Grafting ML technologies on to legacy systems is no walk in the park for the dealers themselves – another reason wholesale adoption does not yet appear to be on the cards.
“A problem in large corporations is the sheer complexity of ML. Firms have enough trouble with their existing processes – extract, transform, load, solving data silo problems, and modelling. With ML it’s not as simple as rolling out a new packaged or in-house built data system. Some firms don’t know where to start,” says Mosic.
Nonetheless, investing in better model risk management is undoubtedly worth the expense when considering the alternatives, many point out.
“People look at model risk management as a cost. I always remind people: look at the losses the banks had in 2008, look at the London Whale which cost JP Morgan $6 billion. When people have that kind of loss, model control which may cost $30–50 million a year becomes small,” says the head of model risk at the first international bank.
New model army
The challenges facing banks’ model risk managers are stiff. The Federal Reserve’s SR 11-7 has become the gold standard for model risk management since its unveiling in 2011 – but despite being in effect for six years, few banks are adhering to it to the letter. Dealers have previously reported that the guidance impelled a threefold increase in the number of models requiring validation and a vast expansion of staff assigned to the model risk function.

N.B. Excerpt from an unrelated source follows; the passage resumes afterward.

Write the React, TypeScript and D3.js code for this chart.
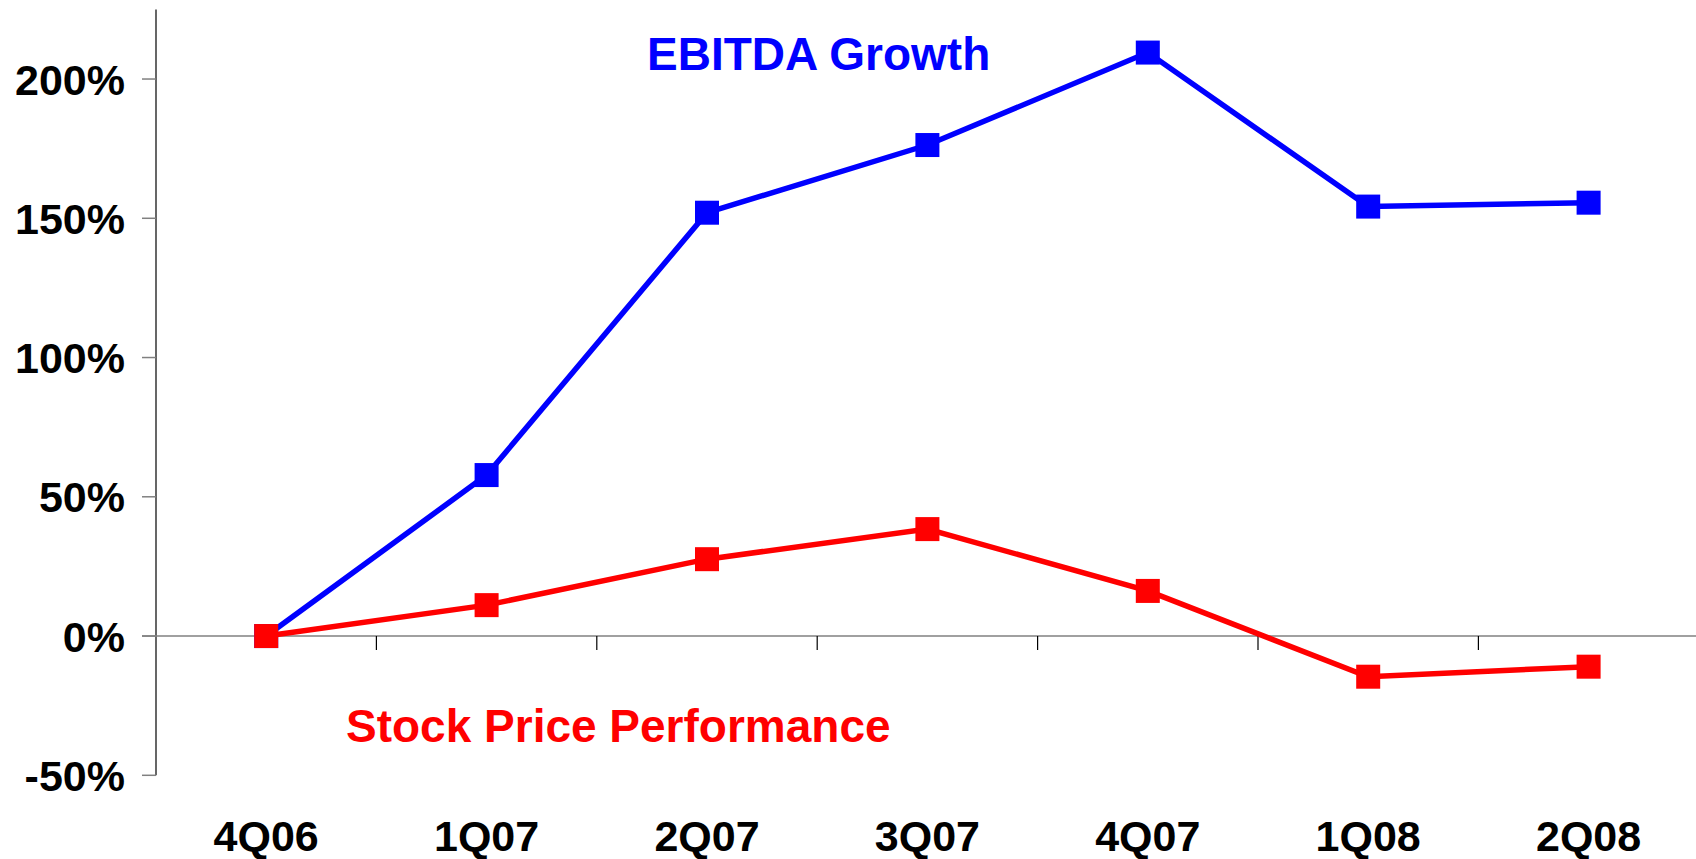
import React from "react";
import * as d3 from "d3";

const categories = ["4Q06", "1Q07", "2Q07", "3Q07", "4Q07", "1Q08", "2Q08"];
const ebitdaGrowth = [0, 57.8, 152.0, 176.3, 209.5, 154.2, 155.6];
const stockPerformance = [0, 11.1, 27.6, 38.4, 16.2, -14.6, -11.0];
const yTicks = [-50, 0, 50, 100, 150, 200];
const yDomain: [number, number] = [-50, 225];

const W = 1696;
const H = 859;
const FONT = "'Liberation Sans', Arial, Helvetica, sans-serif";

export default function App() {
  const x = d3.scaleBand<string>().domain(categories).range([156, 156 + 7 * 220.4]).padding(0);
  const y = d3.scaleLinear().domain(yDomain).range([775.3, 9.4]);
  const cx = (c: string) => (x(c) as number) + x.bandwidth() / 2;

  const line = d3
    .line<number>()
    .x((_, i) => cx(categories[i]))
    .y((d) => y(d));

  const series = [
    { values: ebitdaGrowth, color: "#0000FF" },
    { values: stockPerformance, color: "#FF0000" },
  ];
  const ms = 24;
  const boundaries = categories.slice(1).map((c) => x(c) as number);

  return (
    <svg
      width={W}
      height={H}
      style={{ position: "absolute", left: 0, top: 0, background: "#fff" }}
      fontFamily={FONT}
    >
      <rect x={0} y={0} width={W} height={H} fill="#fff" />
      {/* y axis */}
      <line x1={156} x2={156} y1={y(yDomain[1])} y2={y(yDomain[0])} stroke="#000" strokeWidth={1.2} />
      {yTicks.map((t) => (
        <g key={t}>
          <line x1={142} x2={156} y1={y(t)} y2={y(t)} stroke="#808080" strokeWidth={1.5} />
          <text
            x={125}
            y={y(t) + 15.5}
            textAnchor="end"
            fontSize={43}
            fontWeight="bold"
            fill="#000"
          >
            {t}%
          </text>
        </g>
      ))}
      {/* x axis at 0 */}
      <line x1={142} x2={W} y1={y(0)} y2={y(0)} stroke="#808080" strokeWidth={1.6} />
      {boundaries.map((b, i) => (
        <line key={i} x1={b} x2={b} y1={y(0)} y2={y(0) + 14} stroke="#000" strokeWidth={1.2} />
      ))}
      {categories.map((c) => (
        <text key={c} x={cx(c)} y={851} textAnchor="middle" fontSize={43} fontWeight="bold" fill="#000">
          {c}
        </text>
      ))}
      {/* series */}
      {series.map((s, si) => (
        <g key={si}>
          <path d={line(s.values) as string} fill="none" stroke={s.color} strokeWidth={5.5} strokeLinejoin="miter" />
          {s.values.map((v, i) => (
            <rect
              key={i}
              x={cx(categories[i]) - ms / 2}
              y={y(v) - ms / 2}
              width={ms}
              height={ms}
              fill={s.color}
            />
          ))}
        </g>
      ))}
      <text x={647} y={70} fontSize={46} fontWeight="bold" fill="#0000FF">
        EBITDA Growth
      </text>
      <text x={346} y={742} fontSize={46} fontWeight="bold" fill="#FF0000">
        Stock Price Performance
      </text>
    </svg>
  );
}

Dealers say foreign regulators have effectively cribbed the Fed’s guidelines for their own supervisory standards, extending SR 11-7’s reach far beyond US shores. For instance, the principles set out in the Bank of England’s recently issued letter to British banks and building societies on model governance represent “a concise and mature representation of the SR 11-7 text”, according to the head of model risk at one international bank.
The themes addressed by the European Central Bank’s Targeted Review of Internal Models (Trim) programme are also “very similar” to SR 11-7, says Konstantina Armata, head of global model validation and governance at Deutsche Bank in London.
“These are big exercises; we are talking about weeks and weeks of examinations and hundreds of requests. It’s a big process for us,” she says.
SR 11-7 sets out compliance requirements across four broad categories of model risk management: development and implementation, use, validation, and governance. To manage these simultaneously, most banks have consolidated their model risk management functions under one roof.
Other models we are leaving to one side, such as our economic capital models, as we really need to focus on where there is most outside pressure from regulators
Head of model validation at a regional European bank
This organisational overhaul was only the first step on the journey to compliance, however. Dealers may have made progress building model inventories, assigning model owners and setting up independent validation processes, but there is still much work to be done getting the models themselves up to scratch – and verifying their effectiveness.
“In the case of the biggest challenges for SR 11-7, I would say that model preparedness is number one. Despite the guidance being now six years old, there is still a lot to be done in terms of preparedness: model documentation, internal control testing and documentation of the results, continued monitoring of the impact of model limitations, and so forth,” says Lourenco Miranda, head of model risk management for Americas at Societe Generale.
As for the Trim, the ECB’s expectations appear set to dwarf the capabilities of smaller dealers.
“We have to put in place a series of frameworks that we do not have yet but that regulators clearly expect the banks to put in place,” the head of model validation at a regional European bank says. “With all the requirements and work that has to be done, I don’t do anything outside the scope of internal capital models and valuation models. Other models we are leaving to one side, such as our economic capital models, as we really need to focus on where there is most outside pressure from regulators.”